Sun, May 01, 2011 - Page 11 News List

Google’s power cues probe

Bloomberg

The US Federal Trade Commission (FTC) is preparing an investigation of Google Inc’s dominance of the Internet search industry by alerting high-tech companies to gather information for the probe, three people familiar with the matter said.

The agency told the companies it plans to issue so-called civil investigative demands for the information, said the people, who requested anonymity because the FTC hasn’t made the matter public. The demands are similar to subpoenas.

The FTC, which has been considering a broad investigation, waited until the US Department of Justice concluded its own review of Mountain View, California-based Google’s acquisition of ITA Software Inc, two people familiar with the matter said last month.

The justice department on April 9 approved Google’s US$700 million purchase of ITA on the condition it makes travel data available to search-engine rivals and lets the government review complaints that it’s acting unfairly.

An FTC investigation “has the potential to be very significant,” Eleanor Fox, a law professor at New York University, said.

“It could be ‘Google as the next Microsoft,’” Fox said, referring to the justice department probe and lawsuit settlement involving the Redmond, Washington-based software maker.

The final judgment in the Microsoft case expires next month.

Google is facing growing scrutiny from regulators as it bolsters its search business. Officials in Texas and the European Commission have started investigations into Google’s search dominance, while Ohio Attorney General Mike DeWine- is considering such a probe.

The FTC in February hired Timothy Wu (吳修銘), an information industries academic, who said in an interview last week that dominant Internet companies should be barred from monopolizing more than one market.

The FTC also recently tapped Edward Felten, known for cracking the music industry’s digital-copyright protection code, to be the agency’s technology chief.

Thomas Rosch, one of five FTC commissioners, said in an interview last month he supported a probe of the dominant players in the Internet-search industry, without specifying which companies.

Rosch is the only commissioner to say publicly that such an investigation is in order.

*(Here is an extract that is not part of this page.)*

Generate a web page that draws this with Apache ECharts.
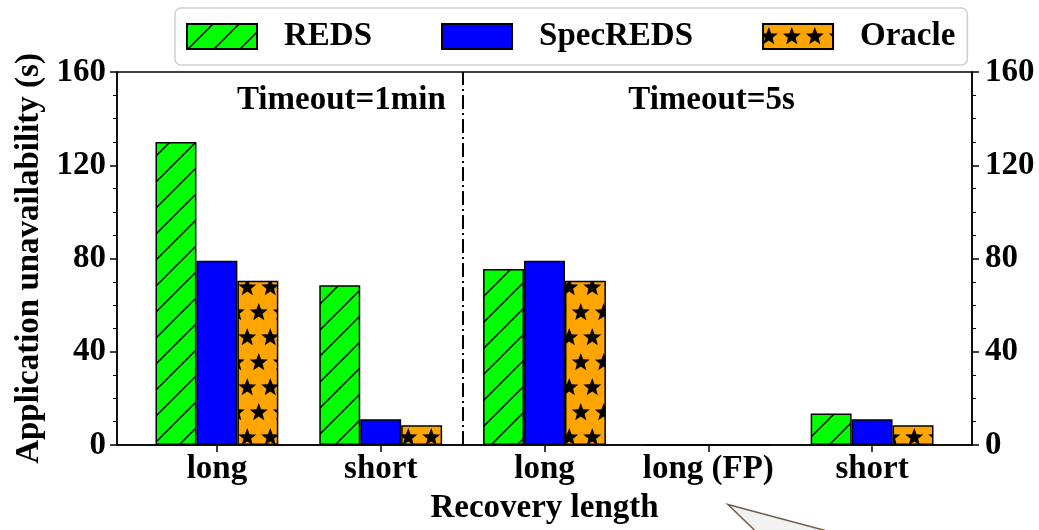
<!DOCTYPE html>
<html><head><meta charset="utf-8">
<script src="https://cdn.jsdelivr.net/npm/echarts@6/dist/echarts.min.js"></script>
<style>html,body{margin:0;padding:0;background:#fff}#c{width:1039px;height:530px}</style>
</head><body><div id="c"></div>
<script>
// ---- data ----
const categories = ['long', 'short', 'long', 'long (FP)', 'short'];
const seriesNames = ['REDS', 'SpecREDS', 'Oracle'];
const reds = [130, 68.5, 75.5, 0, 13.5];
const specReds = [79, 11, 79, 0, 11];
const oracle = [70.5, 8.5, 70.5, 0, 8.5];
const yTicks = [0, 40, 80, 120, 160];
const dividerAt = 1.5;
const panelLabels = ['Timeout=1min', 'Timeout=5s'];
const panelLabelX = [0.76, 3.02];
const panelLabelY = 148;

const FONT = '"Liberation Serif", "Times New Roman", serif';

function hatchPattern() {
  const s = 26, c = document.createElement('canvas');
  c.width = s; c.height = s;
  const g = c.getContext('2d');
  g.fillStyle = '#00ff00'; g.fillRect(0, 0, s, s);
  g.strokeStyle = '#000'; g.lineWidth = 1.5;
  g.beginPath();
  g.moveTo(-2, s + 2); g.lineTo(s + 2, -2);
  g.moveTo(-s / 2 - 2, s / 2 + 2); g.lineTo(s / 2 + 2, -s / 2 - 2);
  g.moveTo(s / 2 - 2, s * 1.5 + 2); g.lineTo(s * 1.5 + 2, s / 2 - 2);
  g.stroke();
  return c;
}
function starPath(g, cx, cy, R, r) {
  g.moveTo(cx, cy - R);
  for (let i = 1; i < 10; i++) {
    const a = -Math.PI / 2 + i * Math.PI / 5;
    const rr = i % 2 ? r : R;
    g.lineTo(cx + rr * Math.cos(a), cy + rr * Math.sin(a));
  }
  g.closePath();
}
function starPattern() {
  const w = 23, h = 50, c = document.createElement('canvas');
  c.width = w; c.height = h;
  const g = c.getContext('2d');
  g.fillStyle = '#ffa500'; g.fillRect(0, 0, w, h);
  g.fillStyle = '#000';
  g.beginPath();
  const pts = [[w * 0.25, h * 0.25], [w * 0.75, h * 0.75]];
  for (const [x, y] of pts) {
    for (const dx of [-w, 0, w]) for (const dy of [-h, 0, h]) starPath(g, x + dx, y + dy, 9.5, 4);
  }
  g.fill();
  return c;
}

const chart = echarts.init(document.getElementById('c'), null, {renderer: 'canvas'});
const txt = {fontFamily: FONT, fontWeight: 'bold', fontSize: 33, color: '#000'};
const idx = categories.map((_, i) => i);

const yBase = {
  type: 'value', min: yTicks[0], max: yTicks[yTicks.length - 1], interval: yTicks[1] - yTicks[0],
  axisLine: {show: true, onZero: false, lineStyle: {color: '#000', width: 1.5}},
  axisTick: {show: true, length: 7, lineStyle: {color: '#000', width: 1.5}},
  minorTick: {show: true, splitNumber: 4, length: 4, lineStyle: {color: '#000', width: 1}},
  splitLine: {show: false}
};

function barSeries(name, vals, color) {
  return {
    name, type: 'bar', data: vals.map((v, i) => [i, v]),
    barWidth: '25%', barGap: '0%',
    itemStyle: {color, borderColor: '#000', borderWidth: 1.5},
    emphasis: {disabled: true}
  };
}
const s1 = barSeries(seriesNames[1], specReds, '#0000ff');
s1.markLine = {
  silent: true, symbol: ['none', 'none'], label: {show: false},
  lineStyle: {color: '#000', width: 2, type: [14, 4, 2, 4]},
  data: [{xAxis: dividerAt}]
};

const option = {
  animation: false,
  backgroundColor: '#fff',
  grid: {left: 117, right: 67, top: 72, bottom: 84, show: true, borderColor: '#000', borderWidth: 1.5},
  legend: {
    data: seriesNames, top: 8, left: 175,
    icon: 'rect', itemWidth: 70, itemHeight: 25, itemGap: 69,
    textStyle: Object.assign({}, txt, {padding: [0, 0, 0, 22]}),
    backgroundColor: '#fff', borderColor: '#cfcfcf', borderWidth: 1.5, borderRadius: 6,
    padding: [12, 12, 12, 11]
  },
  xAxis: {
    type: 'value', min: -0.61, max: 4.61,
    axisLine: {show: true, onZero: false, lineStyle: {color: '#000', width: 1.5}},
    axisTick: {show: true, customValues: idx, length: 7, lineStyle: {color: '#000', width: 1.5}},
    axisLabel: Object.assign({customValues: idx, margin: 8, formatter: v => categories[Math.round(v)]}, txt),
    splitLine: {show: false},
    name: 'Recovery length', nameLocation: 'middle', nameGap: 47,
    nameTextStyle: txt
  },
  yAxis: [
    Object.assign({}, yBase, {
      position: 'left',
      axisLabel: Object.assign({margin: 11}, txt),
      name: 'Application unavailability (s)', nameLocation: 'middle', nameGap: 70,
      nameTextStyle: txt
    }),
    Object.assign({}, yBase, {
      position: 'right',
      axisLabel: Object.assign({margin: 13}, txt)
    })
  ],
  series: [
    barSeries(seriesNames[0], reds, {image: hatchPattern(), repeat: 'repeat'}),
    s1,
    barSeries(seriesNames[2], oracle, {image: starPattern(), repeat: 'repeat'})
  ]
};
chart.setOption(option);

const gfx = panelLabels.map((t, k) => {
  const p = chart.convertToPixel({gridIndex: 0}, [panelLabelX[k], panelLabelY]);
  return {
    type: 'text', x: p[0], y: p[1], silent: true,
    style: {text: t, fill: '#000', font: 'bold 33px ' + FONT, align: 'center', verticalAlign: 'middle'}
  };
});
const tip = chart.convertToPixel({gridIndex: 0}, [3.12, -25.5]);
gfx.push({
  type: 'polygon', silent: true, z: 10,
  shape: {points: [[tip[0], tip[1]], [tip[0] + 31, tip[1] + 30], [tip[0] + 112, tip[1] + 30]]},
  style: {fill: '#f2f2f2', stroke: '#6e5e48', lineWidth: 1.5}
});
chart.setOption({graphic: gfx});
</script>
</body></html>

US Senator Herb Kohl, the Wisconsin Democrat who heads the Judiciary Subcommittee on Antitrust, has said he will examine Google’s business practices. US Senator Mike Lee of Utah, the panel’s senior Republican, has called for hearings.

Microsoft Corp, Kayak.com, Expedia Inc and other Google competitors banded together as FairSearch.org to oppose the acquisition of ITA Software, which makes software that provides data for online travel sites such as Orbitz Worldwide Inc. They said the deal would reduce competition and called on the justice department to impose conditions for the transaction.

An FTC investigation of Google “is long overdue,” said John Simpson, consumer advocate at Consumer Watchdog.